The SINA hoax would never have worked were it not for Abel's timing, media savvy, and performer's instincts—assets that would prove indispensable over his long career. Eisenhower-era moralists were forever squalling about the filth corrupting the nation's children, and the media, then as now, loved stories about weird individuals that encapsulated the larger weirdness of their time. Abel, together with accomplice Buck Henry (who went on to write screenplays for The Graduate and Catch 22), played the role to the hilt, portraying a pair of stern, if slightly demented, moral majoritarians. SINA (they had a dedicated phone line, staff, and stationery) quickly drew attention from national media—including Walter Cronkite, who covered the crusade. A few CBS staffers recognized Henry after the Cronkite segment aired and blew the whistle, but by then the damage had been done.

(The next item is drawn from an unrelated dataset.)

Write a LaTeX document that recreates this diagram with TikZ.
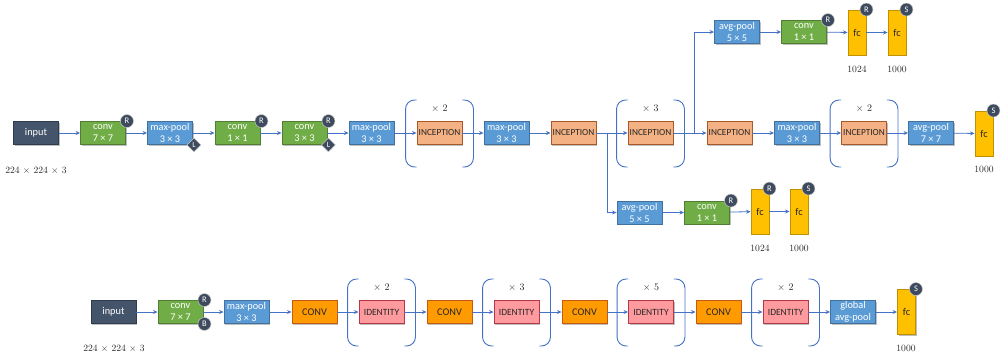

SINA worked because it seemed plausible to a substantial number of Americans that their more pious peers believed a child's morals could be completely unspooled by the merest glimpse of horse cock. As it happened, some Americans actually did agree with Abel. According to the film, independent SINA chapters formed across the country, a SINA float turned up in a parade in the Midwest, and one lady even sent in a check for 40 grand so that SINA could continue God's work. (Abel appreciated the gesture, but says he never cashed the check.)
With SINA, Abel had found his vocation. He came to regard his hoaxes as performance art, a form of moral commentary, and a way to inject a bit of fun into what he saw as an irritatingly self-serious national scene. While his hoaxes varied in scale and message, the quality of execution was always sterling. When a broke and crime-ridden New York City teetered on the verge of collapse in the 1970s, Abel launched "Omar's School for Beggars," which supposedly taught unemployed professionals tactics for successful panhandling. When the uproar surrounding Dr. Kevorkian was reaching fever pitch in the '90s, Abel created a fake company that specialized in "euthanasia cruises." A ship with a greased deck would venture a few hundred miles offshore and then tip slightly, dumping its disconsolate human cargo into the ocean.